Childish Ways

From  “On the Spectrum: Autism, Faith, and the Gifts of Neurodiversity” by Daniel Bowman Jr. 

What are some childish attitudes that bad Christian stories feed into and encourage?

  • The immature need to have correct beliefs, as opposed to the adult need to consider and examine diverse voices to develop critical thinking, empathy, and love. (Anne Lamott reminds us that “the opposite of faith is not doubt, but certainty. Certainty is missing the point entirely. Faith includes noticing the mess, the emptiness and discomfort, and letting it be there until some light returns.”)
  • The immature need to be continually comforted, rather than the adult need to be comforted when afflicted, but also afflicted and challenged by difficult art when one has become too comfortable, even complacent, in his or her faith, relationships, work, and leisure.
  • The immature need clear answers to questions that have none, as opposed to the adult need to learn to live creatively with mystery and paradox.
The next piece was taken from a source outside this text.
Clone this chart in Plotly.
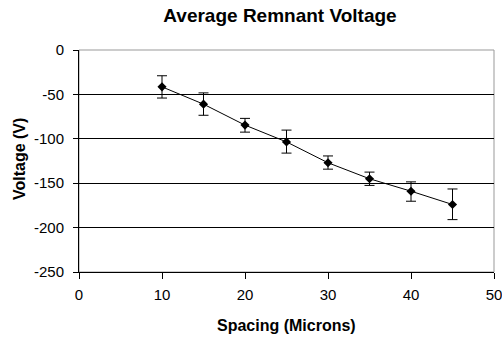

What Keats called “negative capability” is helpful here: he described it as an “ability to contemplate the world without the desire to try and reconcile contradictory aspects or fit it into closed and rational systems.”
  • The immature need to separate good and evil into clear camps at all times, as opposed to the adult need to learn to let the wheat and the tares grow together until the harvest.
  • The immature confusing of real emotion and true empathy with shallow sentimentality and greeting card cliche, as opposed to the adult need to feel deeply through encounter and catharsis while confronting our own contradictions.
  • The immature need to romanticize the past, interpreting, for example, the 1950s in America as a kind of moral golden age from which we’re constantly slipping further away, as opposed to the adult need to recognize the complications, flaws, and entrenched injustices of every era – and in that recognition, to nevertheless work in faith to love God and our neighbors. 

I suspect that many of these attitudes are the result of the immature need to be in control – as opposed to the adult need to learn to live in liminal spaces, to trust in and wait on God through ambiguity, to accept with serenity that which we cannot change, to pray for the courage to change what we can and should, and to humbly seek the wisdom to know the difference.